On Thu, Feb 24, 2011 at 1:55 PM, Dave Crooke <dcrooke@gmail.com> wrote:
> Hi foks
>
> This is an old chestnut which I've found a number of online threads for, and
> never seen a clever answer to. It seems a common enough idiom that there
> might be some slicker way to do it, so I thought I might inquire with this
> august group if such a clever answer exists ....
>
> Consider the following table
>
> create table data
> (id_key int,
> time_stamp timestamp without time zone,
> value double precision);
>
> create unique index data_idx on data (id_key, time_stamp);
>
> with around 1m rows, with 3500 or so distinct values of id_key.
>
> I need to find the most recent value for each distinct value of id_key.

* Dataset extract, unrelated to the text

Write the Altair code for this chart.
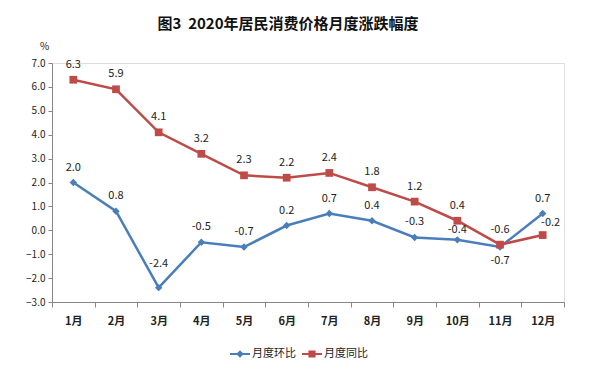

> There is no elegant (that I know of) syntax for this, and there are two ways
> I've typically seen it done:
>
> 1. Use a dependent subquery to find the most recent time stamp, i.e.
>
> select
> a.id_key, a.time_stamp, a.value
> from
> data a
> where
> a.time_stamp=
> (select max(time_stamp)
> from data b
> where a.id_key=b.id_key)
>
> 2. Define a temporary table / view with the most recent time stamp for each
> key, and join against it:
>
> select
> a.id_key, a.time_stamp, a.value
> from
> data a,
> (select id_key, max(time_stamp) as mts
> from data group by id_key) b
> where
> a.id_key=b.id_key and a.time_stamp=b.mts
>
> I've found that for my data set, PG 8.4.2 selects the "obvious" / "do it as
> written" plan in each case, and that method 2. is much quicker (2.6 sec vs.
> 2 min on my laptop) ....
>
> Is there a more elegant way to write this, perhaps using PG-specific
> extensions?
one pg specific method that a lot of people overlook for this sort of
problem is custom aggregates.
create or replace function maxfoo(foo, foo) returns foo as
$$
select case when $1.t > $2.t then $1 else $2 end;
$$ language sql immutable;
create aggregate aggfoo(foo)
(
sfunc=maxfoo,
stype=foo
);
create table foo(id int, t timestamptz default now());
insert into foo values (1);
insert into foo values (1);
select (f).* from (select aggfoo(foo) as f from foo group by id) q;
postgres=# select (f).* from (select aggfoo(foo) as f from foo group by id) q;
id | t
----+----------------------------
1 | 2011-02-24 14:01:20.051-06
(1 row)
where this approach can be useful is when you have a very complicated
aggregation condition that can be awkward to express in a join.
merlin